Thursday, October 01, 2015

Unthinkable thinking

Back in the day, 1969 in fact, I remember sitting up late one East Coast evening watching astronaut Neil Armstrong step onto the moon. As he set down a U.S. flag, I remember remarking to a friend: "Damn, the first thing we do when get there is litter!"

These days, humans have put up thousands of satellites orbiting the earth. These provide the backbone for our everyday communications, for our scientific understanding of the planet including tomorrow's weather, and even the GPS in our cellphones and my Garmin watch. Soon we'll need that mapping capacity to direct our self-driving cars. We count on all that stuff floating around up there without even thinking about it.

But apparently all that orbital clutter makes for an new threat, a consequence of our profligate habit of thinking that the universe is so big we can just leave stuff lying around. According to Charlie Stross,

Kessler Syndrome, or collisional cascading, is a nightmare scenario for space activity. Proposed by NASA scientist Donald Kessler in 1978, it proposes that at a certain critical density, orbiting debris shed by satellites and launch vehicles will begin to impact on and shatter other satellites, producing a cascade of more debris, so that the probability of any given satellite being hit rises, leading to a chain reaction that effectively renders access to low earth orbit unacceptably hazardous.

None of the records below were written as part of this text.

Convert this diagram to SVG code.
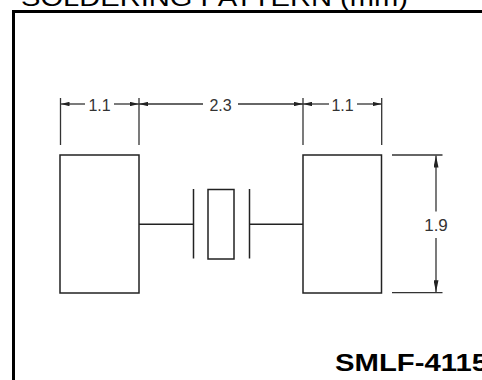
<svg xmlns="http://www.w3.org/2000/svg" width="482" height="380" viewBox="0 0 482 380">
<style>
  .frame{fill:none;stroke:#000;stroke-width:3}
  .pad{fill:#fff;stroke:#222;stroke-width:1.5}
  .part{fill:none;stroke:#222;stroke-width:1.5}
  .lead{fill:none;stroke:#222;stroke-width:1.4}
  .dim{fill:none;stroke:#333;stroke-width:1.3}
  .dimh{marker-end:url(#arrH)}
  .dimv{marker-end:url(#arrV)}
  .dt{font-family:"Liberation Sans",Arial,sans-serif;font-size:16px;fill:#333;text-anchor:middle}
  .title{font-family:"Liberation Sans",Arial,sans-serif;font-size:24px;fill:#000}
  .code{font-family:"Liberation Sans",Arial,sans-serif;font-size:24px;font-weight:bold;fill:#000}
</style>
<defs>
  <marker id="arrH" viewBox="0 0 9 4.4" refX="9" refY="2.2" markerWidth="9" markerHeight="4.4" markerUnits="userSpaceOnUse" orient="auto">
    <path d="M0,0 L9,2.2 L0,4.4 z" fill="#222"/>
  </marker>
  <marker id="arrV" viewBox="0 0 12 5" refX="12" refY="2.5" markerWidth="12" markerHeight="5" markerUnits="userSpaceOnUse" orient="auto">
    <path d="M0,0 L12,2.5 L0,5 z" fill="#222"/>
  </marker>
</defs>
<rect width="482" height="380" fill="#fff"/>
<text class="title" x="21" y="5.5" textLength="387" lengthAdjust="spacingAndGlyphs">SOLDERING PATTERN (mm)</text>
<path class="frame" d="M13.5,400 V11.5 H500"/>

<g id="pad-left"><rect class="pad" x="60" y="155" width="79" height="138"/></g>
<g id="pad-right"><rect class="pad" x="303" y="155" width="78.5" height="138"/></g>
<g id="component">
  <line class="part" x1="193.5" y1="189" x2="193.5" y2="258.5"/>
  <rect class="part" x="208" y="189.5" width="26" height="69.5"/>
  <line class="part" x1="249.5" y1="189" x2="249.5" y2="258.5"/>
</g>

<g id="connectors">
  <line class="lead" x1="139" y1="224.3" x2="193.5" y2="224.3"/>
  <line class="lead" x1="249.5" y1="224.3" x2="303" y2="224.3"/>
</g>

<g id="dimensions">
  <line class="dim" x1="60.5" y1="98" x2="60.5" y2="145"/>
  <line class="dim" x1="139" y1="98" x2="139" y2="145"/>
  <line class="dim" x1="303" y1="98" x2="303" y2="145"/>
  <line class="dim" x1="381.7" y1="98" x2="381.7" y2="145"/>

  <line class="dim dimh" x1="85" y1="104" x2="60.5" y2="104"/>
  <line class="dim dimh" x1="114" y1="104" x2="139" y2="104"/>
  <text class="dt" x="99.5" y="110.5">1.1</text>

  <line class="dim dimh" x1="203" y1="104" x2="139" y2="104"/>
  <line class="dim dimh" x1="238" y1="104" x2="303" y2="104"/>
  <text class="dt" x="220.5" y="110.5">2.3</text>

  <line class="dim dimh" x1="329" y1="104" x2="303" y2="104"/>
  <line class="dim dimh" x1="357" y1="104" x2="381.7" y2="104"/>
  <text class="dt" x="342.5" y="110.5">1.1</text>

  <line class="dim" x1="392" y1="155" x2="442.5" y2="155"/>
  <line class="dim" x1="392" y1="292.7" x2="442.5" y2="292.7"/>
  <line class="dim dimv" x1="436" y1="211.5" x2="436" y2="155.5"/>
  <line class="dim dimv" x1="436" y1="238" x2="436" y2="292.2"/>
  <text class="dt" x="436" y="231" style="font-size:17px">1.9</text>
</g>

<text class="code" x="335" y="370.7" textLength="153" lengthAdjust="spacingAndGlyphs">SMLF-4115</text>
</svg>
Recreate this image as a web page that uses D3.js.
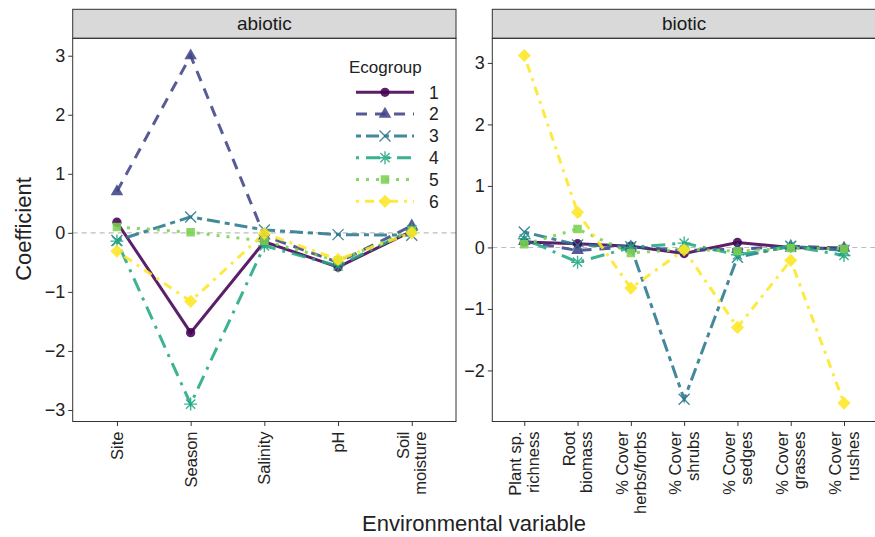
<!DOCTYPE html>
<html><head><meta charset="utf-8">
<script src="https://cdn.jsdelivr.net/npm/d3@7"></script>
<style>body{margin:0;background:#fff}svg{display:block;font-family:"Liberation Sans",Arial,sans-serif}</style>
</head><body><svg id="c" width="875" height="537"></svg>
<script>
// ---- data ----
const groups = ["1","2","3","4","5","6"];
const colors = ["#440154","#414487","#2A788E","#22A884","#7AD151","#FDE725"];
const abioticVars = ["Site","Season","Salinity","pH","Soil moisture"];
const abioticLabels = [["Site"],["Season"],["Salinity"],["pH"],["Soil","moisture"]];
const bioticVars = ["Plant sp. richness","Root biomass","% Cover herbs/forbs","% Cover shrubs","% Cover sedges","% Cover grasses","% Cover rushes"];
const bioticLabels = [["Plant sp.","richness"],["Root","biomass"],["% Cover","herbs/forbs"],["% Cover","shrubs"],["% Cover","sedges"],["% Cover","grasses"],["% Cover","rushes"]];
const abiotic1 = [0.18, -1.69, -0.15, -0.58, 0.03];
const abiotic2 = [0.70, 3.00, -0.05, -0.50, 0.12];
const abiotic3 = [-0.13, 0.27, 0.05, -0.03, -0.04];
const abiotic4 = [-0.14, -2.90, -0.22, -0.56, 0.05];
const abiotic5 = [0.10, 0.01, -0.14, -0.47, 0.04];
const abiotic6 = [-0.31, -1.16, -0.01, -0.45, 0.00];
const biotic1 = [0.09, 0.06, 0.02, -0.10, 0.08, 0.00, -0.02];
const biotic2 = [0.10, -0.05, 0.01, -0.05, -0.03, 0.02, -0.01];
const biotic3 = [0.25, 0.04, 0.01, -2.47, -0.16, 0.02, -0.05];
const biotic4 = [0.14, -0.24, 0.00, 0.07, -0.12, 0.02, -0.13];
const biotic5 = [0.05, 0.30, -0.09, -0.03, -0.06, -0.01, -0.02];
const biotic6 = [3.12, 0.57, -0.66, -0.04, -1.30, -0.21, -2.53];
const abioticTicks = [-3,-2,-1,0,1,2,3];
const bioticTicks = [-2,-1,0,1,2,3];

// ---- styles ----
const dashes = ["", "11,8", "5,5,13,5", "3,7,14,7", "3,7", "3,6,9,6"];
const shapes = ["circle","triangle","x","asterisk","square","diamond"];
const lw = 3, op = 0.88;

const svg = d3.select("#c");
const plotTop = 38.3, plotBottom = 421.5, stripTop = 9.3;

function symbolPath(shape){
  if(shape==="circle") return d3.symbol(d3.symbolCircle, 68)();
  if(shape==="triangle") return d3.symbol(d3.symbolTriangle, 68)();
  if(shape==="square") return d3.symbol(d3.symbolSquare, 72)();
  if(shape==="diamond") { const s=6.6; return `M0,${-s}L${s},0L0,${s}L${-s},0Z`; }
  if(shape==="x") { const s=5.5; return `M${-s},${-s}L${s},${s}M${-s},${s}L${s},${-s}`; }
  if(shape==="asterisk") { const s=6.5, d=s*0.707; return `M${-s},0L${s},0M0,${-s}L0,${s}M${-d},${-d}L${d},${d}M${-d},${d}L${d},${-d}`; }
}
function drawSymbol(g, shape, col, x, y){
  const stroke = (shape==="x"||shape==="asterisk");
  g.append("path").attr("d", symbolPath(shape)).attr("transform",`translate(${x},${y})`)
    .attr("fill", stroke?"none":col).attr("stroke", stroke?col:"none").attr("stroke-width",1.4).attr("opacity",op);
}

function panel(x0, x1, title, vars, labels, series, ydom, ticks){
  const g = svg.append("g");
  const x = d3.scalePoint().domain(vars).range([x0,x1]).padding(0.6);
  const y = d3.scaleLinear().domain(ydom).range([plotBottom, plotTop]);
  // strip
  g.append("rect").attr("x",x0).attr("y",stripTop).attr("width",x1-x0).attr("height",plotTop-stripTop)
    .attr("fill","#D9D9D9").attr("stroke","#333").attr("stroke-width",1);
  g.append("text").attr("x",(x0+x1)/2).attr("y",(stripTop+plotTop)/2).attr("dy","0.35em").attr("text-anchor","middle")
    .attr("font-size",19).attr("fill","#1A1A1A").text(title);
  // zero line
  g.append("line").attr("x1",x0).attr("x2",x1).attr("y1",y(0)).attr("y2",y(0))
    .attr("stroke","#BDBDBD").attr("stroke-width",1.1).attr("stroke-dasharray","5,4");
  // y axis
  const ya = g.append("g").attr("transform",`translate(${x0},0)`).call(d3.axisLeft(y).tickValues(ticks).tickSize(4.5).tickPadding(3).tickFormat(d=>d<0?"\u2212"+Math.abs(d):d));
  ya.select(".domain").remove();
  ya.selectAll("line").attr("stroke","#333");
  ya.selectAll("text").attr("font-size",18).attr("fill","#222").attr("font-family","'Liberation Sans',Arial,sans-serif");
  // x axis
  const xa = g.append("g").attr("transform",`translate(0,${plotBottom})`).call(d3.axisBottom(x).tickSize(4.5).tickFormat(""));
  xa.select(".domain").remove();
  xa.selectAll("line").attr("stroke","#333");
  vars.forEach((v,i)=>{
    const lines = labels[i];
    const t = g.append("text").attr("transform",`translate(${x(v)},${plotBottom+10}) rotate(-90)`)
      .attr("text-anchor","end").attr("font-size",16.5).attr("fill","#222");
    const lh = 17.5;
    lines.forEach((ln,j)=>{
      t.append("tspan").attr("x",0).attr("y",(j-(lines.length-1)/2)*lh).attr("dy","0.36em").text(ln);
    });
  });
  // lines
  const clip = "clip"+title;
  svg.append("clipPath").attr("id",clip).append("rect").attr("x",x0).attr("y",plotTop).attr("width",x1-x0).attr("height",plotBottom-plotTop);
  const pg = g.append("g").attr("clip-path",`url(#${clip})`);
  const line = d3.line().x((d,i)=>x(vars[i])).y(d=>y(d));
  series.forEach((s,k)=>{
    pg.append("path").attr("d",line(s)).attr("fill","none").attr("stroke",colors[k]).attr("stroke-width",lw)
      .attr("stroke-dasharray",dashes[k]||null).attr("opacity",op);
  });
  series.forEach((s,k)=>{
    s.forEach((d,i)=> drawSymbol(pg, shapes[k], colors[k], x(vars[i]), y(d)));
  });
  // border
  g.append("rect").attr("x",x0).attr("y",plotTop).attr("width",x1-x0).attr("height",plotBottom-plotTop)
    .attr("fill","none").attr("stroke","#333").attr("stroke-width",1);
  return g;
}

panel(72.7, 456, "abiotic", abioticVars, abioticLabels,
  [abiotic1,abiotic2,abiotic3,abiotic4,abiotic5,abiotic6], [-3.195, 3.295], abioticTicks);
panel(492.3, 876, "biotic", bioticVars, bioticLabels,
  [biotic1,biotic2,biotic3,biotic4,biotic5,biotic6], [-2.83, 3.40], bioticTicks);

// legend
const lg = svg.append("g");
lg.append("text").attr("x",349).attr("y",73).attr("font-size",17).attr("fill","#222").text("Ecogroup");
groups.forEach((gname,k)=>{
  const yy = 92.3 + k*21.8;
  lg.append("line").attr("x1",356).attr("x2",414).attr("y1",yy).attr("y2",yy)
    .attr("stroke",colors[k]).attr("stroke-width",lw).attr("stroke-dasharray",dashes[k]||null).attr("opacity",op);
  drawSymbol(lg, shapes[k], colors[k], 385, yy);
  lg.append("text").attr("x",429).attr("y",yy).attr("dy","0.36em").attr("font-size",17.5).attr("fill","#222").text(gname);
});

// axis titles
svg.append("text").attr("transform","translate(31,229) rotate(-90)").attr("text-anchor","middle")
  .attr("font-size",22).attr("fill","#222").text("Coefficient");
svg.append("text").attr("x",474).attr("y",531).attr("text-anchor","middle")
  .attr("font-size",22).attr("fill","#222").text("Environmental variable");
</script></body></html>
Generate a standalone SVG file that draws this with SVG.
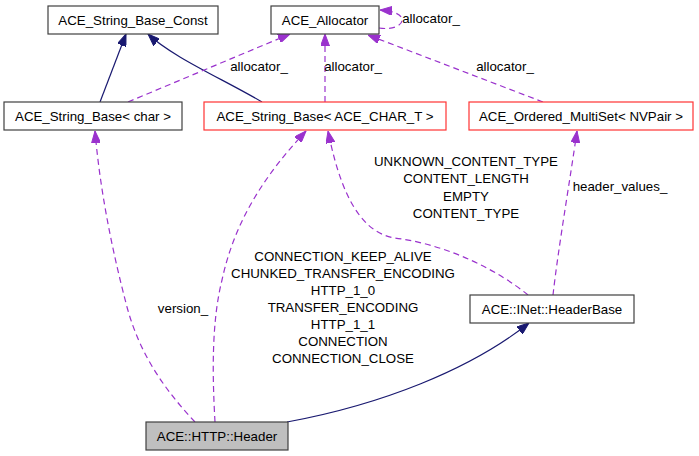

This isn't just fantasy. There are an estimated 300,000 pieces of debris already in orbit; a satellite is destroyed every year by an impact event. Even a fleck of shed paint a tenth of a millimeter across carries as much kinetic energy as a rifle bullet when it's traveling at orbital velocity, and the majority of this crud is clustered in low orbit, with a secondary belt of bits in geosychronous orbit as well. The [International Space Station] carries patch kits in case of a micro-particle impact and periodically has to expend fuel to dodge dead satellites drifting into its orbit; on occasion the US space shuttles suffered windscreen impacts that necessitated ground repairs.

If a Kessler cascade erupts in low earth orbit, launching new satellites or manned spacecraft will become very hazardous, equivalent to running across a field under beaten fire from a machine gun with an infinite ammunition supply. Sooner or later you'll be hit. And the debris stays in orbit for a very long time, typically years to decades (centuries or millennia for the particles in higher orbits). ... And then there's the nightmare scenario: a Kessler cascade in geosynchronous orbit. The crud up there will take centuries to disperse, mostly due to radiation degradation and the solar wind gradually blowing it into higher orbits.

There's an interesting discussion at the blog where I found this about how immanent and how destructive this might be. Evaluating it goes way beyond my expertise though I found the conversation interesting.

Humans evolved to make more and more and more -- because more was good for survival. Having managed to make so much more we're screwing up the planet, apparently we've also spread the malady into near-space.

Maybe it's just my apparently endless head cold doing my thinking, but looking at us through this lens, it's hard not to conclude there's simply too much of us.


Terry Moon said...

So much for the fantasy that when the earth is made uninhabitable because of pollution and climate chaos we can just go someplace else.

Hattie said...

Well sounds as if you have one of those bugs that drags down your mood. I have got to say that I, the cavewoman blogger,have never believed humans could leave this planet and settle elsewhere. The earth is our one and only home.
Hope you are feeling better soon.

janinsanfran said...

Yes, being sick for a week drags down my mood. Just hoping it is abating, although now that the gungus is receding, all I want to do is catch up on missed sleep.